Tears are brimming behind my eyelids, but I blink them away as something occurs to me. “Wait, so you went to my school, but how did you know I was here?”

“Your roommate, Ronnie,” says Lukas.

“Ronnie told you where I am?” That doesn’t sound like her. Ronnie keeps referring to them as “the assholes” every time she catches me watching videos of them.

“Well,” hedges Sebastian, “not at first.”

“Definitely not at first,” agrees Elliot, his eyes wide. “At first, she ran over to us at warp speed and yelled at us. A lot.”

Okay, that sounds much more like her.

Felix shudders. “She’s quite terrifying.”

I crack a grin at that, imagining the scene.

“We explained everything to her,” he continues.

“And we’re sure you had your reasons for not telling her the whole story, and we’re sorry for telling her. Now she’s mad at you and made us promise to tell you that you’re, quote, ‘in for it later,’” says Lukas. “We’re also sorry she’s mad at you because of us.”

Fuck. I’m definitely going to have a lot of explaining to do to Ronnie. That’s going to be a rough conversation.

“We really are sorry, but we explained to Ronnie,” says Felix.

“The whole thing was very confusing.” Sebastian brings the conversation back around to the story.

“Yes, it was very confusing,” agrees Felix. “But we explained to Ronnie that we hadn’t broken up with you.”

“You couldn’t have. We weren’t dating,” I say, my voice so small I’m not sure they’ll even hear it.” And we did get Ronnie to promise not to take her anger out on you until your mom is doing better,” Elliot says. Maybe they didn’t hear me. It’s probably for the best.

I shake my head, forcing myself to focus on the basics. “Okay, so now I understand how you knew where I was, but that still doesn’t explain why you’re here.”

“Because your mom is in the hospital and you shouldn’t be here alone,” says Sebastian. Confusion knits his brows together as he tries to figure out why I don’t understand.

“But shouldn’t you be leaving today for Worlds?” I glance at the clock on the wall, calculating how much time I might have with them before they absolutely need to leave, even as I’m telling myself I have no right to want them to stay after everything I’ve put them through.

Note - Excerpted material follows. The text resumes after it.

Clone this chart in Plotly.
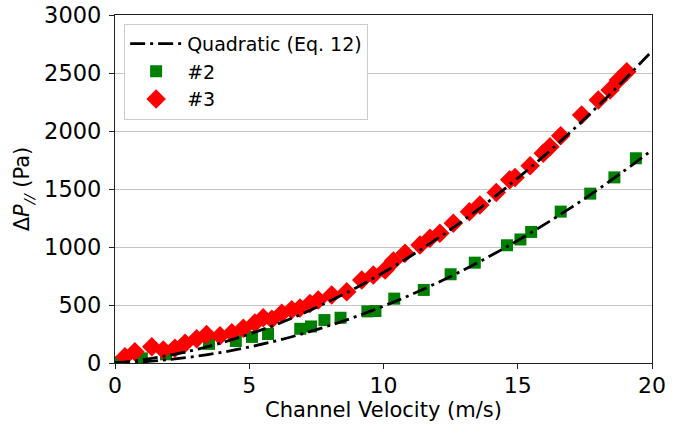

“You’re more important,” says Lukas, taking my hand and leading me back to my seat.

“I’m not. You might not get another chance at the title.” They’ve worked most of their lives to get to this moment and they can’t give it up. Not for me, or for anyone.

“The only title we want is one from you,” says Felix, sitting on my other side and taking my hand.

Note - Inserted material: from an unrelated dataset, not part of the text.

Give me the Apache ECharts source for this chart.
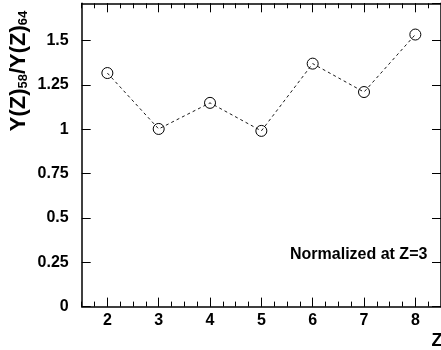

“Rebecca?” says a nurse, coming out to find me. She pauses briefly when she sees that I’m deep in conversation with the guys, but then comes over. “Your mom came through fantastically. You can head back up to the room whenever you’re ready.”

“Why don’t you lead the way,” says Elliot, offering me a hand and pulling me to my feet.

We ride the elevator up to my mom’s floor and they follow me down the hall to her room. As soon as we’re outside her door though, the guys hang back.

“You go in and check on your mom, we’ll wait out here,” says Elliot.